Alchemical Translation

The alchemical journey modeled by the Luoshu myth is the opus of finding order within the prima materia of one’s personal chaos. The initial stage is the nigredo—the blackening, the flood, the period of dissolution and despair where all former structures fail. Yu’s thirteen years of labor represent the long, often hopeless-feeling work of confronting this inner deluge.

The appearance of the turtle is the albedo—the whitening, the revelation. It is the moment of grace in analysis or deep introspection when a core complex reveals its structure, when a repetitive life pattern suddenly shows its mathematical certainty. The ego (Yu) must practice a sacred receptivity; it must stop trying to create a solution and instead learn to read the solution that the Self is presenting.

Individuation is not about inventing a new self, but deciphering the ancient script already written in the soul’s substance.

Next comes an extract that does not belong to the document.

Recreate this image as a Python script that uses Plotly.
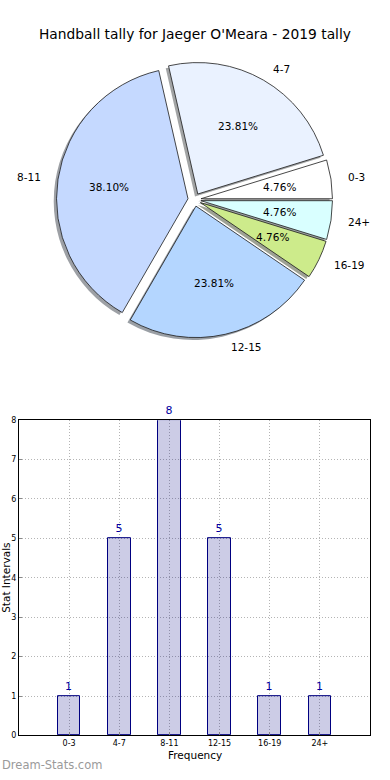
import math
import plotly.graph_objects as go

# ---- data ----
categories = ["0-3", "4-7", "8-11", "12-15", "16-19", "24+"]
counts = [1, 5, 8, 5, 1, 1]
slice_colors = ["#ffffff", "#eaf2ff", "#c5d9ff", "#b4d6ff", "#cdeb8b", "#d9ffff"]
y_ticks = [0, 1, 2, 3, 4, 5, 6, 7, 8]
title_text = "Handball tally for Jaeger O'Meara - 2019 tally"
x_title = "Frequency"
y_title = "Stat Intervals"
watermark = "Dream-Stats.com"

# ---- geometry (pixels) ----
W, H = 390, 780
CX, CY, R, PULL = 194.5, 198.0, 133.0, 0.05
HALF = R * (1 + PULL)
FONT = "DejaVu Sans"

total = sum(counts)
# first slice starts at 3 o'clock and runs counterclockwise
ROT = 90 - 360 * counts[0] / total


def dom(cx, cy):
    return dict(x=[(cx - HALF) / W, (cx + HALF) / W],
                y=[1 - (cy + HALF) / H, 1 - (cy - HALF) / H])


def shadow_color(hx):
    r, g, b = int(hx[1:3], 16), int(hx[3:5], 16), int(hx[5:7], 16)
    return f"rgba({0.3*r:.0f},{0.3*g:.0f},{0.3*b:.0f},0.5)"


fig = go.Figure()

# shadow pie
fig.add_trace(go.Pie(
    labels=categories, values=counts, sort=False, direction="counterclockwise",
    rotation=ROT, pull=[PULL] * len(counts), domain=dom(CX - 2.8, CY + 2.5),
    marker=dict(colors=[shadow_color(c) for c in slice_colors], line=dict(width=0)),
    textinfo="none", hoverinfo="skip", showlegend=False,
))

# main pie
fig.add_trace(go.Pie(
    labels=categories, values=counts, sort=False, direction="counterclockwise",
    rotation=ROT, pull=[PULL] * len(counts), domain=dom(CX, CY),
    marker=dict(colors=slice_colors, line=dict(color="#1a1a1a", width=0.8)),
    textinfo="none", showlegend=False,
))

annotations = []
cum = 0
for lab, v in zip(categories, counts):
    mid = 2 * math.pi * (cum + v / 2) / total
    cum += v
    c, s = math.cos(mid), math.sin(mid)
    ox, oy = CX + PULL * R * c, CY - PULL * R * s
    lx, ly = ox + 1.1 * R * c, oy - 1.1 * R * s
    px_, py_ = ox + 0.6 * R * c, oy - 0.6 * R * s
    annotations.append(dict(
        x=lx / W, y=1 - ly / H, xref="paper", yref="paper", text=lab,
        showarrow=False, xanchor="left" if c > 0 else "right", yanchor="middle",
        font=dict(family=FONT, size=10.5, color="#000000")))
    annotations.append(dict(
        x=px_ / W, y=1 - py_ / H, xref="paper", yref="paper",
        text=f"{100 * v / total:.2f}%",
        showarrow=False, xanchor="center", yanchor="middle",
        font=dict(family=FONT, size=10.5, color="#000000")))

# bar chart
fig.add_trace(go.Bar(
    x=categories, y=counts, width=0.45,
    marker=dict(color="rgba(0,0,128,0.2)", line=dict(color="#000080", width=1)),
    text=[str(v) for v in counts], textposition="outside", cliponaxis=False,
    textfont=dict(family=FONT, size=11, color="#0000a0"),
    showlegend=False, xaxis="x", yaxis="y",
))

AX_L, AX_R, AX_T, AX_B = 19, 370, 421, 740

annotations.append(dict(
    x=0.5, y=1 - 30 / H, xref="paper", yref="paper",
    text=title_text, showarrow=False, xanchor="center", yanchor="middle",
    font=dict(family=FONT, size=13.8, color="#000000")))
annotations.append(dict(
    x=((AX_L + AX_R) / 2) / W, y=1 - 760 / H, xref="paper", yref="paper",
    text=x_title, showarrow=False, xanchor="center", yanchor="middle",
    font=dict(family=FONT, size=10.5, color="#000000")))
annotations.append(dict(
    x=6 / W, y=1 - ((AX_T + AX_B) / 2) / H, xref="paper", yref="paper",
    text=y_title, showarrow=False, xanchor="center", yanchor="middle", textangle=-90,
    font=dict(family=FONT, size=10.5, color="#000000")))
annotations.append(dict(
    x=0, y=1 - 770 / H, xref="paper", yref="paper",
    text=watermark, showarrow=False, xanchor="left", yanchor="middle",
    font=dict(family=FONT, size=11.5, color="#9a9a9a")))

axis_common = dict(
    showgrid=True, gridcolor="#b4b4b4", griddash="1px,2px", gridwidth=1,
    showline=True, linecolor="#000000", linewidth=1, mirror=True,
    ticks="inside", ticklen=3, tickcolor="#888888",
    tickfont=dict(family=FONT, size=8, color="#000000"),
    zeroline=False, fixedrange=True,
)

fig.update_layout(
    width=W, height=H,
    margin=dict(l=0, r=0, t=0, b=0),
    paper_bgcolor="white", plot_bgcolor="white",
    annotations=annotations,
    bargap=0,
    xaxis=dict(
        domain=[AX_L / W, AX_R / W], anchor="y", type="category",
        categoryorder="array", categoryarray=categories, range=[-1, 6],
        **axis_common,
    ),
    yaxis=dict(
        domain=[1 - AX_B / H, 1 - AX_T / H], anchor="x", range=[0, 8],
        tickvals=y_ticks, **axis_common,
    ),
    font=dict(family=FONT),
)

fig.write_html("out.html", config={"displayModeBar": False},
               post_script="document.body.style.margin='0';")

Finally, Yu’s application of the pattern to tame the waters is the rubedo—the reddening, the integration. The psychic energy that was once a destructive flood (uncontained anger, grief, passion) is now channeled into life-giving rivers. The chaotic forces are not eliminated; they are given direction and purpose according to the deeper, reconciling pattern of the Self. The modern individual completes this alchemy when they stop fighting their nature and start organizing their life—their work, relationships, and inner world—in alignment with the unique, harmonic “magic square” of their own inherent wholeness. They become, like Yu, a master of flows, a sovereign who rules by understanding the celestial mathematics of their own soul.